Set down the data below without change, skipping the pictures it holds.

----------------

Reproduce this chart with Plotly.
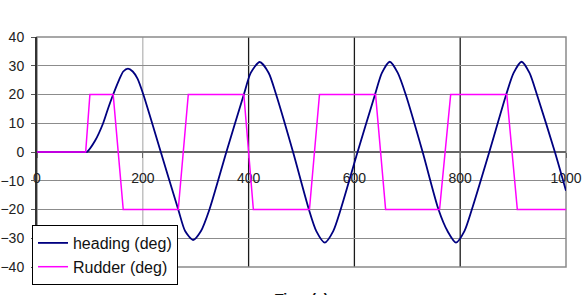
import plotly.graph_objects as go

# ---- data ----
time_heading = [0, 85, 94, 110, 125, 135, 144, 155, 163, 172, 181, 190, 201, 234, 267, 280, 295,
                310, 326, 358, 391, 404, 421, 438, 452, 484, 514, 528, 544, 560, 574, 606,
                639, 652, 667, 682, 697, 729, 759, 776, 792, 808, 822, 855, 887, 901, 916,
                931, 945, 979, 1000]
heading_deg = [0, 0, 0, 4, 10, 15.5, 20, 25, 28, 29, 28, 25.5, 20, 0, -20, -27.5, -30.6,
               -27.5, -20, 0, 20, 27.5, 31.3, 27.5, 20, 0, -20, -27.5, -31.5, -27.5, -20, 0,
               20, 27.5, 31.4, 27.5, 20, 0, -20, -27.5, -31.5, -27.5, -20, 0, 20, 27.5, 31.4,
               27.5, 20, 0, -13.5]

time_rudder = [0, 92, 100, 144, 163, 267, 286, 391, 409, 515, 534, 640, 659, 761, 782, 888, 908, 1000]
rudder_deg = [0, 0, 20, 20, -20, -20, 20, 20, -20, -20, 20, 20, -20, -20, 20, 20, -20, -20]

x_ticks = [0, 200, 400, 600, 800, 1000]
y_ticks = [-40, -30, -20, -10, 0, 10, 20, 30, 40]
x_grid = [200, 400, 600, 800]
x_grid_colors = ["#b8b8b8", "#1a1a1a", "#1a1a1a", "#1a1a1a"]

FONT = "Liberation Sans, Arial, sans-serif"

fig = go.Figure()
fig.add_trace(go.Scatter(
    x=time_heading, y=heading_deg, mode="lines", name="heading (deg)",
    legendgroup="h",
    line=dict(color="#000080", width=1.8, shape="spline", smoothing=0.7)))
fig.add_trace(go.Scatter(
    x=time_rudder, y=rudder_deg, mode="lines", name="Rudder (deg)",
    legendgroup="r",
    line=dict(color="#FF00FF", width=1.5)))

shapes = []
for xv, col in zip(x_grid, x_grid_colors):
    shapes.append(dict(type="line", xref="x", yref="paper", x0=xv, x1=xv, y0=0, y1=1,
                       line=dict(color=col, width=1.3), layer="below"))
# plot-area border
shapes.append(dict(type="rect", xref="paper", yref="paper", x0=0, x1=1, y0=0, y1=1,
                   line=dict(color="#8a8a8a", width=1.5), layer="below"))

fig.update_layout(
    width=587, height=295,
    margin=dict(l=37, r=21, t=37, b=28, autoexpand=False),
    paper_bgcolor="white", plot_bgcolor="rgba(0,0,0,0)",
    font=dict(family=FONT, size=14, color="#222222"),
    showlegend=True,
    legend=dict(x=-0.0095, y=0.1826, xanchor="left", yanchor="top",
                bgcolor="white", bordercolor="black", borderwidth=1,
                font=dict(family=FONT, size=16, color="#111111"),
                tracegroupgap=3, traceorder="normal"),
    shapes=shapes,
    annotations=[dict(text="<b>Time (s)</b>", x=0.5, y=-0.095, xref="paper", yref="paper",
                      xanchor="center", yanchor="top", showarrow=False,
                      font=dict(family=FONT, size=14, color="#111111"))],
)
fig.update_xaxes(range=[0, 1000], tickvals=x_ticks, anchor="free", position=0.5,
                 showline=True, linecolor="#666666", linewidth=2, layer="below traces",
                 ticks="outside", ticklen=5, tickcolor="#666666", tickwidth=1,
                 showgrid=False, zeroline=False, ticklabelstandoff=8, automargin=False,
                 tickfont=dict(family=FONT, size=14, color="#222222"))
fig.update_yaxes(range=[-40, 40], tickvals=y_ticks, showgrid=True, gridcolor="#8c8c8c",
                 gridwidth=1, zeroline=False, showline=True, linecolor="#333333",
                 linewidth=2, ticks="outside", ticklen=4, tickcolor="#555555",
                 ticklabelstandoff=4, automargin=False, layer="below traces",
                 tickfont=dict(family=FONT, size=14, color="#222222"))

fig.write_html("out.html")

----------------

Response:
Reproduce this chart with Plotly.
import plotly.graph_objects as go

# ---- data ----
time_heading = [0, 85, 94, 110, 125, 135, 144, 155, 163, 172, 181, 190, 201, 234, 267, 280, 295,
                310, 326, 358, 391, 404, 421, 438, 452, 484, 514, 528, 544, 560, 574, 606,
                639, 652, 667, 682, 697, 729, 759, 776, 792, 808, 822, 855, 887, 901, 916,
                931, 945, 979, 1000]
heading_deg = [0, 0, 0, 4, 10, 15.5, 20, 25, 28, 29, 28, 25.5, 20, 0, -20, -27.5, -30.6,
               -27.5, -20, 0, 20, 27.5, 31.3, 27.5, 20, 0, -20, -27.5, -31.5, -27.5, -20, 0,
               20, 27.5, 31.4, 27.5, 20, 0, -20, -27.5, -31.5, -27.5, -20, 0, 20, 27.5, 31.4,
               27.5, 20, 0, -13.5]

time_rudder = [0, 92, 100, 144, 163, 267, 286, 391, 409, 515, 534, 640, 659, 761, 782, 888, 908, 1000]
rudder_deg = [0, 0, 20, 20, -20, -20, 20, 20, -20, -20, 20, 20, -20, -20, 20, 20, -20, -20]

x_ticks = [0, 200, 400, 600, 800, 1000]
y_ticks = [-40, -30, -20, -10, 0, 10, 20, 30, 40]
x_grid = [200, 400, 600, 800]
x_grid_colors = ["#b8b8b8", "#1a1a1a", "#1a1a1a", "#1a1a1a"]

FONT = "Liberation Sans, Arial, sans-serif"

fig = go.Figure()
fig.add_trace(go.Scatter(
    x=time_heading, y=heading_deg, mode="lines", name="heading (deg)",
    legendgroup="h",
    line=dict(color="#000080", width=1.8, shape="spline", smoothing=0.7)))
fig.add_trace(go.Scatter(
    x=time_rudder, y=rudder_deg, mode="lines", name="Rudder (deg)",
    legendgroup="r",
    line=dict(color="#FF00FF", width=1.5)))

shapes = []
for xv, col in zip(x_grid, x_grid_colors):
    shapes.append(dict(type="line", xref="x", yref="paper", x0=xv, x1=xv, y0=0, y1=1,
                       line=dict(color=col, width=1.3), layer="below"))
# plot-area border
shapes.append(dict(type="rect", xref="paper", yref="paper", x0=0, x1=1, y0=0, y1=1,
                   line=dict(color="#8a8a8a", width=1.5), layer="below"))

fig.update_layout(
    width=587, height=295,
    margin=dict(l=37, r=21, t=37, b=28, autoexpand=False),
    paper_bgcolor="white", plot_bgcolor="rgba(0,0,0,0)",
    font=dict(family=FONT, size=14, color="#222222"),
    showlegend=True,
    legend=dict(x=-0.0095, y=0.1826, xanchor="left", yanchor="top",
                bgcolor="white", bordercolor="black", borderwidth=1,
                font=dict(family=FONT, size=16, color="#111111"),
                tracegroupgap=3, traceorder="normal"),
    shapes=shapes,
    annotations=[dict(text="<b>Time (s)</b>", x=0.5, y=-0.095, xref="paper", yref="paper",
                      xanchor="center", yanchor="top", showarrow=False,
                      font=dict(family=FONT, size=14, color="#111111"))],
)
fig.update_xaxes(range=[0, 1000], tickvals=x_ticks, anchor="free", position=0.5,
                 showline=True, linecolor="#666666", linewidth=2, layer="below traces",
                 ticks="outside", ticklen=5, tickcolor="#666666", tickwidth=1,
                 showgrid=False, zeroline=False, ticklabelstandoff=8, automargin=False,
                 tickfont=dict(family=FONT, size=14, color="#222222"))
fig.update_yaxes(range=[-40, 40], tickvals=y_ticks, showgrid=True, gridcolor="#8c8c8c",
                 gridwidth=1, zeroline=False, showline=True, linecolor="#333333",
                 linewidth=2, ticks="outside", ticklen=4, tickcolor="#555555",
                 ticklabelstandoff=4, automargin=False, layer="below traces",
                 tickfont=dict(family=FONT, size=14, color="#222222"))

fig.write_html("out.html")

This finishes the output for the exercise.